Extract precisely the lines of the entries below, from the first line through the line containing "import seaborn as sns".

[START DATASET RECORDS]

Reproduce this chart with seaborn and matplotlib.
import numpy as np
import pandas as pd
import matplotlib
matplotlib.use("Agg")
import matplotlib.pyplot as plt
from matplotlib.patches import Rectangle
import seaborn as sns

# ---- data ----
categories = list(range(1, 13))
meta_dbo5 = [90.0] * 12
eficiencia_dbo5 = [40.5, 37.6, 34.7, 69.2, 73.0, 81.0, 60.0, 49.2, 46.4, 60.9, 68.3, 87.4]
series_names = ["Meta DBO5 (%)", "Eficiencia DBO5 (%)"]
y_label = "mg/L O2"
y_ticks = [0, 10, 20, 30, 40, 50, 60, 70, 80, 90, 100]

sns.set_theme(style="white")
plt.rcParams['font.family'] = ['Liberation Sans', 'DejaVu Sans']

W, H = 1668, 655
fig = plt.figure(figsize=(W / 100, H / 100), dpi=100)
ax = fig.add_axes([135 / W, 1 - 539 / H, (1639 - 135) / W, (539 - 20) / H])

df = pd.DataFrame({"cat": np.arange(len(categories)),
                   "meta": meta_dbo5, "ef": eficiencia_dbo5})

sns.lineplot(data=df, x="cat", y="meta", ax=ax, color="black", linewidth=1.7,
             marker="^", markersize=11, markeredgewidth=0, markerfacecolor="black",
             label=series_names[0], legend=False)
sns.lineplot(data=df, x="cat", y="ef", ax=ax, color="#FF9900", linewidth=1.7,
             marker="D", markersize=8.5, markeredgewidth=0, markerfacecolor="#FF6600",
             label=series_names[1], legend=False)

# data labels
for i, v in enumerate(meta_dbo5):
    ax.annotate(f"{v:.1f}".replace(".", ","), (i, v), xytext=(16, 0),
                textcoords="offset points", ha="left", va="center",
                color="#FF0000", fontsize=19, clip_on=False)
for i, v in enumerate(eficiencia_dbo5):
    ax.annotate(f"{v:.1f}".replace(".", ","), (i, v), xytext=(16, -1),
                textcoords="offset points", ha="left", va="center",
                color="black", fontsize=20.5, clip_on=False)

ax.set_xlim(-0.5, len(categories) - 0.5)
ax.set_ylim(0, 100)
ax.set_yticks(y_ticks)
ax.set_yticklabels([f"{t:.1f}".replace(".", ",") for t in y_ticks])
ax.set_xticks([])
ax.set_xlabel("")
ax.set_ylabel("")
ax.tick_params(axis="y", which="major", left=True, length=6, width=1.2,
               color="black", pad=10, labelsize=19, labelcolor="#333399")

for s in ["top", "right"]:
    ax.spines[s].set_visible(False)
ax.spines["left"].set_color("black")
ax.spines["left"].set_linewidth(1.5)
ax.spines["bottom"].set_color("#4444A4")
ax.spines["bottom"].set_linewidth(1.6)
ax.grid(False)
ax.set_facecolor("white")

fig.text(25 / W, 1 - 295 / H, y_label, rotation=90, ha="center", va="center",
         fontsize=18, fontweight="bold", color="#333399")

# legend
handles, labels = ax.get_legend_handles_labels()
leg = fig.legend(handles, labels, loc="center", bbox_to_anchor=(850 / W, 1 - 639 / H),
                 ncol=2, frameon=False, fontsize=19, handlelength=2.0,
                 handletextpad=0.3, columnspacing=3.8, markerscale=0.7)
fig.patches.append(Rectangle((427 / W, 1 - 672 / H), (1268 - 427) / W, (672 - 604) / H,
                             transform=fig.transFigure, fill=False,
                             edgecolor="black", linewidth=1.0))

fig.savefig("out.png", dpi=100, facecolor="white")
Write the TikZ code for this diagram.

[END DATASET RECORDS]

**EXERCISE SOLUTION**
Reproduce this chart with seaborn and matplotlib.
import numpy as np
import pandas as pd
import matplotlib
matplotlib.use("Agg")
import matplotlib.pyplot as plt
from matplotlib.patches import Rectangle
import seaborn as sns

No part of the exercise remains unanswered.